WORK TO DO -> Give a verbatim copy of the lines below, minus the pictures.

SUPPLIED DATA ->
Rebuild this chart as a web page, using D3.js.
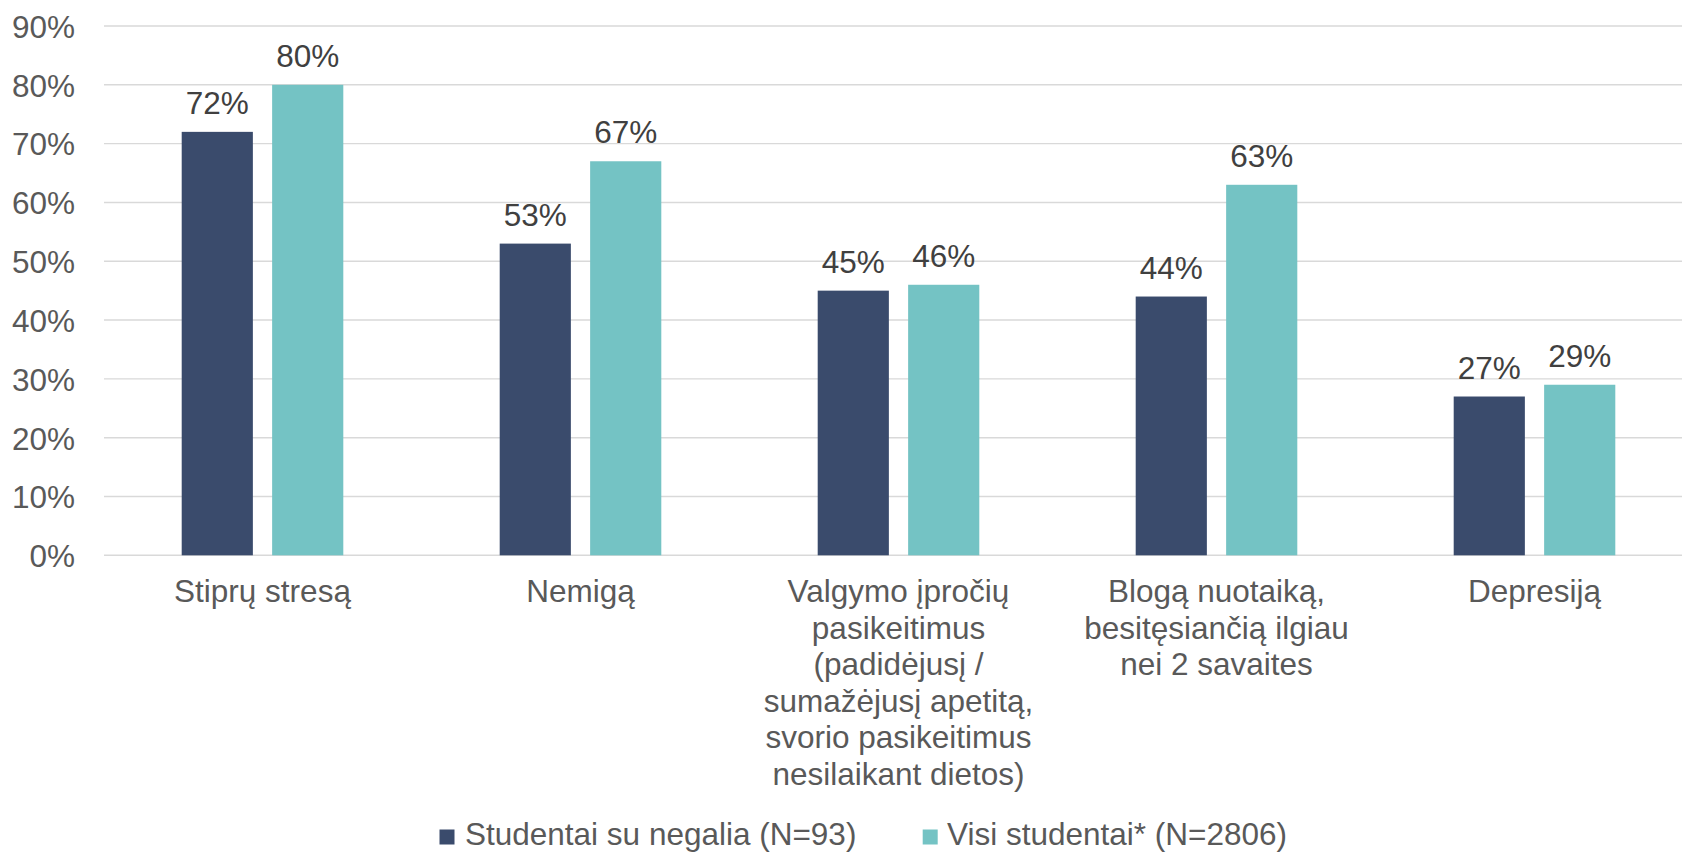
<!DOCTYPE html>
<html>
<head>
<meta charset="utf-8">
<script src="https://cdn.jsdelivr.net/npm/d3@7"></script>
<style>
  html, body { margin: 0; padding: 0; background: #ffffff; overflow: hidden; }
  svg { display: block; font-family: Arial, "Liberation Sans", sans-serif; }
</style>
</head>
<body>
<svg id="chart" width="1682" height="852"></svg>
<script>
const categories = [
  "Stiprų stresą",
  "Nemigą",
  "Valgymo įpročių\npasikeitimus\n(padidėjusį /\nsumažėjusį apetitą,\nsvorio pasikeitimus\nnesilaikant dietos)",
  "Blogą nuotaiką,\nbesitęsiančią ilgiau\nnei 2 savaites",
  "Depresiją"
];
const seriesNames = ["Studentai su negalia (N=93)", "Visi studentai* (N=2806)"];
const disabledValues = [0.72, 0.53, 0.45, 0.44, 0.27];
const allValues = [0.80, 0.67, 0.46, 0.63, 0.29];
const yTicks = [0, 0.1, 0.2, 0.3, 0.4, 0.5, 0.6, 0.7, 0.8, 0.9];
const colors = ["#3A4B6C", "#74C3C4"];

const svg = d3.select("#chart");
const fontSize = 31.5;

const x0 = d3.scaleBand().domain(categories).range([103.5, 1693.5]).padding(0);
const x1 = d3.scaleBand().domain(seriesNames)
  .range([78.2, x0.bandwidth() - 78.2]).paddingInner(0.213).paddingOuter(0);
const y = d3.scaleLinear().domain([0, 0.9]).range([555.3, 26]);

// gridlines
svg.append("g").selectAll("line").data(yTicks).join("line")
  .attr("x1", 104).attr("x2", 1682)
  .attr("y1", d => y(d)).attr("y2", d => y(d))
  .attr("stroke", "#D9D9D9").attr("stroke-width", 1.4);

// y axis labels
const yAxis = d3.axisLeft(y).tickValues(yTicks).tickFormat(d3.format(".0%")).tickSize(0).tickPadding(0);
const yg = svg.append("g").attr("transform", "translate(75,0)").call(yAxis);
yg.select(".domain").remove();
yg.selectAll("text")
  .attr("font-size", fontSize)
  .attr("font-family", "Arial, 'Liberation Sans', sans-serif")
  .attr("fill", "#595959")
  .attr("dy", "0.36em");

// bars
const rows = categories.map((c, i) => ({ cat: c, vals: [disabledValues[i], allValues[i]] }));
const groups = svg.append("g").selectAll("g").data(rows).join("g")
  .attr("transform", d => `translate(${x0(d.cat)},0)`);

groups.selectAll("rect").data(d => d.vals.map((v, j) => ({ v, s: seriesNames[j], j })))
  .join("rect")
  .attr("x", d => x1(d.s))
  .attr("width", x1.bandwidth())
  .attr("y", d => y(d.v))
  .attr("height", d => y(0) - y(d.v))
  .attr("fill", d => colors[d.j]);

groups.selectAll("text.val").data(d => d.vals.map((v, j) => ({ v, s: seriesNames[j], j })))
  .join("text")
  .attr("class", "val")
  .attr("x", d => x1(d.s) + x1.bandwidth() / 2)
  .attr("y", d => y(d.v) - 18)
  .attr("text-anchor", "middle")
  .attr("font-size", fontSize)
  .attr("fill", "#404040")
  .text(d => d3.format(".0%")(d.v));

// category labels
const lineH = 36.6;
groups.append("text")
  .attr("text-anchor", "middle")
  .attr("font-size", fontSize)
  .attr("fill", "#595959")
  .each(function(d) {
    const t = d3.select(this);
    d.cat.split("\n").forEach((ln, k) => {
      t.append("tspan")
        .attr("x", x0.bandwidth() / 2)
        .attr("y", 602 + k * lineH)
        .text(ln);
    });
  });

// legend
const legendPos = [{ sq: 439.5, tx: 465 }, { sq: 922.7, tx: 947 }];
const lg = svg.append("g").selectAll("g").data(seriesNames).join("g");
lg.append("rect")
  .attr("x", (d, i) => legendPos[i].sq)
  .attr("y", 829.5)
  .attr("width", 15).attr("height", 15)
  .attr("fill", (d, i) => colors[i]);
lg.append("text")
  .attr("x", (d, i) => legendPos[i].tx)
  .attr("y", 845)
  .attr("font-size", fontSize)
  .attr("fill", "#595959")
  .text(d => d);
</script>
</body>
</html>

THE COMPLETED TASK ->
Rebuild this chart as a web page, using D3.js.
<!DOCTYPE html>
<html>
<head>
<meta charset="utf-8">
<script src="https://cdn.jsdelivr.net/npm/d3@7"></script>
<style>
  html, body { margin: 0; padding: 0; background: #ffffff; overflow: hidden; }
  svg { display: block; font-family: Arial, "Liberation Sans", sans-serif; }
</style>
</head>
<body>
<svg id="chart" width="1682" height="852"></svg>
<script>
const categories = [
  "Stiprų stresą",
  "Nemigą",
  "Valgymo įpročių\npasikeitimus\n(padidėjusį /\nsumažėjusį apetitą,\nsvorio pasikeitimus\nnesilaikant dietos)",
  "Blogą nuotaiką,\nbesitęsiančią ilgiau\nnei 2 savaites",
  "Depresiją"
];
const seriesNames = ["Studentai su negalia (N=93)", "Visi studentai* (N=2806)"];
const disabledValues = [0.72, 0.53, 0.45, 0.44, 0.27];
const allValues = [0.80, 0.67, 0.46, 0.63, 0.29];
const yTicks = [0, 0.1, 0.2, 0.3, 0.4, 0.5, 0.6, 0.7, 0.8, 0.9];
const colors = ["#3A4B6C", "#74C3C4"];

const svg = d3.select("#chart");
const fontSize = 31.5;

const x0 = d3.scaleBand().domain(categories).range([103.5, 1693.5]).padding(0);
const x1 = d3.scaleBand().domain(seriesNames)
  .range([78.2, x0.bandwidth() - 78.2]).paddingInner(0.213).paddingOuter(0);
const y = d3.scaleLinear().domain([0, 0.9]).range([555.3, 26]);

// gridlines
svg.append("g").selectAll("line").data(yTicks).join("line")
  .attr("x1", 104).attr("x2", 1682)
  .attr("y1", d => y(d)).attr("y2", d => y(d))
  .attr("stroke", "#D9D9D9").attr("stroke-width", 1.4);

// y axis labels
const yAxis = d3.axisLeft(y).tickValues(yTicks).tickFormat(d3.format(".0%")).tickSize(0).tickPadding(0);
const yg = svg.append("g").attr("transform", "translate(75,0)").call(yAxis);
yg.select(".domain").remove();
yg.selectAll("text")
  .attr("font-size", fontSize)
  .attr("font-family", "Arial, 'Liberation Sans', sans-serif")
  .attr("fill", "#595959")
  .attr("dy", "0.36em");

// bars
const rows = categories.map((c, i) => ({ cat: c, vals: [disabledValues[i], allValues[i]] }));
const groups = svg.append("g").selectAll("g").data(rows).join("g")
  .attr("transform", d => `translate(${x0(d.cat)},0)`);

groups.selectAll("rect").data(d => d.vals.map((v, j) => ({ v, s: seriesNames[j], j })))
  .join("rect")
  .attr("x", d => x1(d.s))
  .attr("width", x1.bandwidth())
  .attr("y", d => y(d.v))
  .attr("height", d => y(0) - y(d.v))
  .attr("fill", d => colors[d.j]);

groups.selectAll("text.val").data(d => d.vals.map((v, j) => ({ v, s: seriesNames[j], j })))
  .join("text")
  .attr("class", "val")
  .attr("x", d => x1(d.s) + x1.bandwidth() / 2)
  .attr("y", d => y(d.v) - 18)
  .attr("text-anchor", "middle")
  .attr("font-size", fontSize)
  .attr("fill", "#404040")
  .text(d => d3.format(".0%")(d.v));

// category labels
const lineH = 36.6;
groups.append("text")
  .attr("text-anchor", "middle")
  .attr("font-size", fontSize)
  .attr("fill", "#595959")
  .each(function(d) {
    const t = d3.select(this);
    d.cat.split("\n").forEach((ln, k) => {
      t.append("tspan")
        .attr("x", x0.bandwidth() / 2)
        .attr("y", 602 + k * lineH)
        .text(ln);
    });
  });

// legend
const legendPos = [{ sq: 439.5, tx: 465 }, { sq: 922.7, tx: 947 }];
const lg = svg.append("g").selectAll("g").data(seriesNames).join("g");
lg.append("rect")
  .attr("x", (d, i) => legendPos[i].sq)
  .attr("y", 829.5)
  .attr("width", 15).attr("height", 15)
  .attr("fill", (d, i) => colors[i]);
lg.append("text")
  .attr("x", (d, i) => legendPos[i].tx)
  .attr("y", 845)
  .attr("font-size", fontSize)
  .attr("fill", "#595959")
  .text(d => d);
</script>
</body>
</html>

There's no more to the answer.